Provide a single number: the count of lines containing the string "this".

++++

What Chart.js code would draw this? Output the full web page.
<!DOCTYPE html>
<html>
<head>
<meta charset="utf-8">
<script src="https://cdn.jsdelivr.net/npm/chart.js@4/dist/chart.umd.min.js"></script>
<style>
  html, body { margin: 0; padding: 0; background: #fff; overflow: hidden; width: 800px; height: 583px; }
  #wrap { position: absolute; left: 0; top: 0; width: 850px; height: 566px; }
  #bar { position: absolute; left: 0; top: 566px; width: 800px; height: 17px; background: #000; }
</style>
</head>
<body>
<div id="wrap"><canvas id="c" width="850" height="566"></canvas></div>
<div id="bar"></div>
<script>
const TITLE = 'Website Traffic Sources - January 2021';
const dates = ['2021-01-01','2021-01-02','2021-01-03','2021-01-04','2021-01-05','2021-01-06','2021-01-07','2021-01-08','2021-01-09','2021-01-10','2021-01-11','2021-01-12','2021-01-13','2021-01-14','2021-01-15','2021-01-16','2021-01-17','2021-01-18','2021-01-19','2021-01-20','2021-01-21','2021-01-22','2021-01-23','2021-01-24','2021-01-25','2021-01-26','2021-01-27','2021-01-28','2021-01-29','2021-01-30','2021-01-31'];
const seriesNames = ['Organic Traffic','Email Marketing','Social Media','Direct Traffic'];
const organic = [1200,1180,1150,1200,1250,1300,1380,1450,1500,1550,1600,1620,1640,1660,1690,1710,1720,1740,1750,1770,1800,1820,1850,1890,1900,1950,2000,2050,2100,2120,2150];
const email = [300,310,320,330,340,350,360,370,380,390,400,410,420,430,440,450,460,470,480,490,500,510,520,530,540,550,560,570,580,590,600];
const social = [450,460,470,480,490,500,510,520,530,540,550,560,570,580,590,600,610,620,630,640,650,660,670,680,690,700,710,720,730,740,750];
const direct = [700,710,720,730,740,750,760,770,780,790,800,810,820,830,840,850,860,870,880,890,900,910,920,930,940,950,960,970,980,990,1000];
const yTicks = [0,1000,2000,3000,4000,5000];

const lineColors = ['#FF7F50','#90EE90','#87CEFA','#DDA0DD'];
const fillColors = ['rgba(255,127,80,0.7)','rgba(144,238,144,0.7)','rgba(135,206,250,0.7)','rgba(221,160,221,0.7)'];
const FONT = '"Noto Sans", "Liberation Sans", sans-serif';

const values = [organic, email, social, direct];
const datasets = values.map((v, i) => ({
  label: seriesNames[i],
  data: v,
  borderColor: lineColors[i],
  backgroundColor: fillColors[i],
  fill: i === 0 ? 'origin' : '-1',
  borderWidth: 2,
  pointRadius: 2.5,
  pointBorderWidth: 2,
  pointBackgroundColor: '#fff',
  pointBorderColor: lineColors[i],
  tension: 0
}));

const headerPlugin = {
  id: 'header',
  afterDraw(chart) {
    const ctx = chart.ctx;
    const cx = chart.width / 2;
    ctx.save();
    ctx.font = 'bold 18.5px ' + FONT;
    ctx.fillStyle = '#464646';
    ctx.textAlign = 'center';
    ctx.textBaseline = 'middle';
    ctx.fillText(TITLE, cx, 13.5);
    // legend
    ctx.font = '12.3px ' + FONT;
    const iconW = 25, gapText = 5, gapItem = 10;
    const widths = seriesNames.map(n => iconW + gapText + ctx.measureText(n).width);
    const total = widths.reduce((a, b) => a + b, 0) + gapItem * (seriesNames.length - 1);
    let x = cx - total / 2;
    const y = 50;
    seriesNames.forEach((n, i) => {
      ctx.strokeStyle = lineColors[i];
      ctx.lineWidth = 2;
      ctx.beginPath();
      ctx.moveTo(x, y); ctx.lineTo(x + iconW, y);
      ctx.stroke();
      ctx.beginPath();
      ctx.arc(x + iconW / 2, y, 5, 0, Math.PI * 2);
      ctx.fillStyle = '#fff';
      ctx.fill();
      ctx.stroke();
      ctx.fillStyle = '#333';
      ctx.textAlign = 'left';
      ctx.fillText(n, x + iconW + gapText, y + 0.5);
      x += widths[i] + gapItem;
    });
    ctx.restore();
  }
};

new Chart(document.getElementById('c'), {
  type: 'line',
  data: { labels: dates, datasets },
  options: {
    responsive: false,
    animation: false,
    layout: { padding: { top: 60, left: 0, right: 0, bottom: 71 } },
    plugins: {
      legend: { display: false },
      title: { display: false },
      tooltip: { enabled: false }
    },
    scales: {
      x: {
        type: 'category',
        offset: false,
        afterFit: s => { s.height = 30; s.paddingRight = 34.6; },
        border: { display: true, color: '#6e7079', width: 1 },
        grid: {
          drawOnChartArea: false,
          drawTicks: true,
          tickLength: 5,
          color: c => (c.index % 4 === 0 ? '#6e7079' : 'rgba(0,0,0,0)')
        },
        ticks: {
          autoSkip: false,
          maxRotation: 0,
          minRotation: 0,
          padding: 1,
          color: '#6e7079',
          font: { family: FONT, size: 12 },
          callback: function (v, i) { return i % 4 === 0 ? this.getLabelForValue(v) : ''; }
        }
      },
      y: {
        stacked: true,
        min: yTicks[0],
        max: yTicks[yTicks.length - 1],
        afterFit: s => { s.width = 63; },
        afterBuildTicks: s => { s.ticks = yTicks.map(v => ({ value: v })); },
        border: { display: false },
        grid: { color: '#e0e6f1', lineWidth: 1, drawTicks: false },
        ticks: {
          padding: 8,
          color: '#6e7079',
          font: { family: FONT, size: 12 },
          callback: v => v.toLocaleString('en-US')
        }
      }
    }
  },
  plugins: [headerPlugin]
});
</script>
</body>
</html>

++++

Finished exercise: 2